___ Records for the exercise ___

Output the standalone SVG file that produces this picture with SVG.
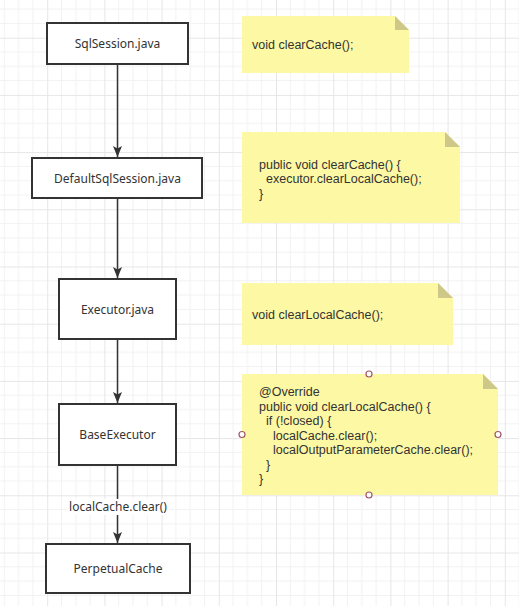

___
___ Records for the exercise ___

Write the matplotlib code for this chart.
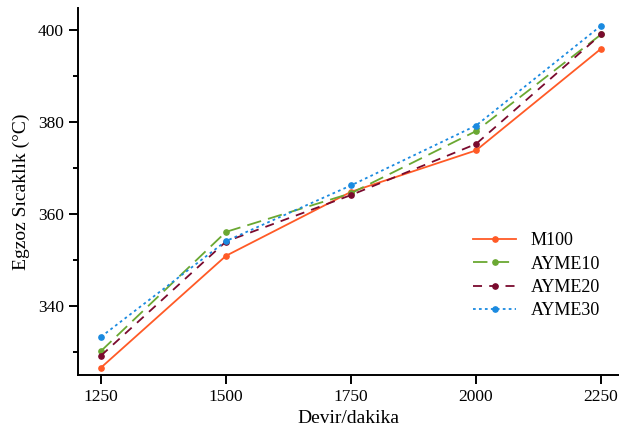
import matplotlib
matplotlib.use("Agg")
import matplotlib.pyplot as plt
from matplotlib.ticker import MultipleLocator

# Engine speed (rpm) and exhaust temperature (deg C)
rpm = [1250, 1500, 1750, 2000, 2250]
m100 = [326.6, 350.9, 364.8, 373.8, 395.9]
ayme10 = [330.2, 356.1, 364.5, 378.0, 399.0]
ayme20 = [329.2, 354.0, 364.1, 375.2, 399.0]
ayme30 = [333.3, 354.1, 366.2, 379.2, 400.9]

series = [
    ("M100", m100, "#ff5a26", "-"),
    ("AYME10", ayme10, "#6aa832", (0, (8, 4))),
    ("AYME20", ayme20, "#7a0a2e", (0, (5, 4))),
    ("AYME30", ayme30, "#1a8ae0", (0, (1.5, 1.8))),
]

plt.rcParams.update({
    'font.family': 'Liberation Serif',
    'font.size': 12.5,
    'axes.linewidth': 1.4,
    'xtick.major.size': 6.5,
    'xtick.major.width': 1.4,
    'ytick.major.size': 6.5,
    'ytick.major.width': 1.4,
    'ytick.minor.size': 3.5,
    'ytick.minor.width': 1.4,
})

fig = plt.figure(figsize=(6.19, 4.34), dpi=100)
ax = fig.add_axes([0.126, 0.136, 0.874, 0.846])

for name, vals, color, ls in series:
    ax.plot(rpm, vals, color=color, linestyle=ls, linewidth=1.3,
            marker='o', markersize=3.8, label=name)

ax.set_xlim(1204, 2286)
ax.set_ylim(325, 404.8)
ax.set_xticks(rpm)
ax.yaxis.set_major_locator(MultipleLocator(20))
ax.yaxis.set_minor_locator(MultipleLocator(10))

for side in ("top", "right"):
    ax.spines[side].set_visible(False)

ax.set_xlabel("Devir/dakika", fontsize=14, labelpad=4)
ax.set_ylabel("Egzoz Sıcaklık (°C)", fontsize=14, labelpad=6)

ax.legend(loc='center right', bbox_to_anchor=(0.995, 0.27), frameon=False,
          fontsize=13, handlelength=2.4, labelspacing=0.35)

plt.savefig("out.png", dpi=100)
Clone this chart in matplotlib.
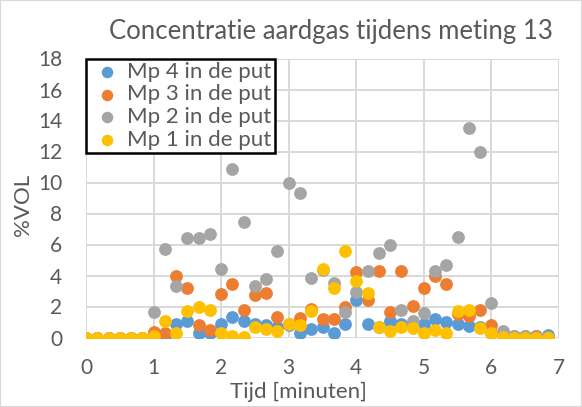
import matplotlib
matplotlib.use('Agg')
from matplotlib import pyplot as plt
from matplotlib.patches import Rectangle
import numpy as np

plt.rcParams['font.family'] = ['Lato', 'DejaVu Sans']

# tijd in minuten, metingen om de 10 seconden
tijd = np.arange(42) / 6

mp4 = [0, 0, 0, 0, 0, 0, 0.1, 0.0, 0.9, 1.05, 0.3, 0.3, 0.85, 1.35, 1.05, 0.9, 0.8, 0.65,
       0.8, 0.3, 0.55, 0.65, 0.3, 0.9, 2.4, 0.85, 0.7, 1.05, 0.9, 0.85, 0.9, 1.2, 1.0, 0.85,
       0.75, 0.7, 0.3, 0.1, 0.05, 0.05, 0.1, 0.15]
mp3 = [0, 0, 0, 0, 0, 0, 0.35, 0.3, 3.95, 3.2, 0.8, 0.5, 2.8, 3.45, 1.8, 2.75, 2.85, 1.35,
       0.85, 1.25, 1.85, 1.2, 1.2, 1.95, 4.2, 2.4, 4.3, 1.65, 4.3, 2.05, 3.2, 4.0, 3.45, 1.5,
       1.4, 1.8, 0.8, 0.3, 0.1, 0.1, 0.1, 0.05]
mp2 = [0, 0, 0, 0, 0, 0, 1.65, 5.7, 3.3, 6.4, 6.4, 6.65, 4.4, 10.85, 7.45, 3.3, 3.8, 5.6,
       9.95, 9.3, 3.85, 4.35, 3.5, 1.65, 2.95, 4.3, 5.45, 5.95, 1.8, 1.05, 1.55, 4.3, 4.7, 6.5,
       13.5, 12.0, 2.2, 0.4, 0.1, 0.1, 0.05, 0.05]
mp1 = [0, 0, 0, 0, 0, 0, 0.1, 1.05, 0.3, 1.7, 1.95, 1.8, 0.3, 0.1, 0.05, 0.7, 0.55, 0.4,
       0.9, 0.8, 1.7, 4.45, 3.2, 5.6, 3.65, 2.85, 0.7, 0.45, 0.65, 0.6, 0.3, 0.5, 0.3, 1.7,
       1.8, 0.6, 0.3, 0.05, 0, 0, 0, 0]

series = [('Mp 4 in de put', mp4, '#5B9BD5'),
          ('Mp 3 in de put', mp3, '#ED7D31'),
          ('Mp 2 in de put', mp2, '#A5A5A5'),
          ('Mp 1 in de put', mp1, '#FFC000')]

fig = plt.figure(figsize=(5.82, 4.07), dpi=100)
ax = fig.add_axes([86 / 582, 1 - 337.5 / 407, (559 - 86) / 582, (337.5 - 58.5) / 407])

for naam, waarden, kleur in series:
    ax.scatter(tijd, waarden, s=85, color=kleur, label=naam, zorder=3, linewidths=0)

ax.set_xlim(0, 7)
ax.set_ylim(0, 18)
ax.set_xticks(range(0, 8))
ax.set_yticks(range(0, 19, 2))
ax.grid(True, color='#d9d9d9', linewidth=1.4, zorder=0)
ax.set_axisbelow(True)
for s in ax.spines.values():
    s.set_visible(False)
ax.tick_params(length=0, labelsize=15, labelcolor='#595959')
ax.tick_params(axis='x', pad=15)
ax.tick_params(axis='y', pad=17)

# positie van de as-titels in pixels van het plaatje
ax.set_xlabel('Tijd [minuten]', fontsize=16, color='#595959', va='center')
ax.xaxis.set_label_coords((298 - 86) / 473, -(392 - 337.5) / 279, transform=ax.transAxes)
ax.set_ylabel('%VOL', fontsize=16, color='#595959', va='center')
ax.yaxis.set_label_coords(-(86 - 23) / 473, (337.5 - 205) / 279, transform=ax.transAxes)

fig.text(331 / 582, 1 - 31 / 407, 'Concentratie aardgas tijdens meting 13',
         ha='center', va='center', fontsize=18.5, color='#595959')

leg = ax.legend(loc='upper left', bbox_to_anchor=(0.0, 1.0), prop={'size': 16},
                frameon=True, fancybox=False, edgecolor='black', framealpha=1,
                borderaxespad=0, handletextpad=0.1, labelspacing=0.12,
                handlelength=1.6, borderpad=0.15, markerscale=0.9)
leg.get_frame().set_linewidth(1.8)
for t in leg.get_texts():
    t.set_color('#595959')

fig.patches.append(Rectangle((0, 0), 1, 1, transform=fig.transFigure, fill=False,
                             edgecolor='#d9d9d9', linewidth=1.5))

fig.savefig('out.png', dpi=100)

___

Choose all lines containing the string "this" and copy them out.

Output the standalone SVG file that produces this picture with SVG.
Write the matplotlib code for this chart.
Clone this chart in matplotlib.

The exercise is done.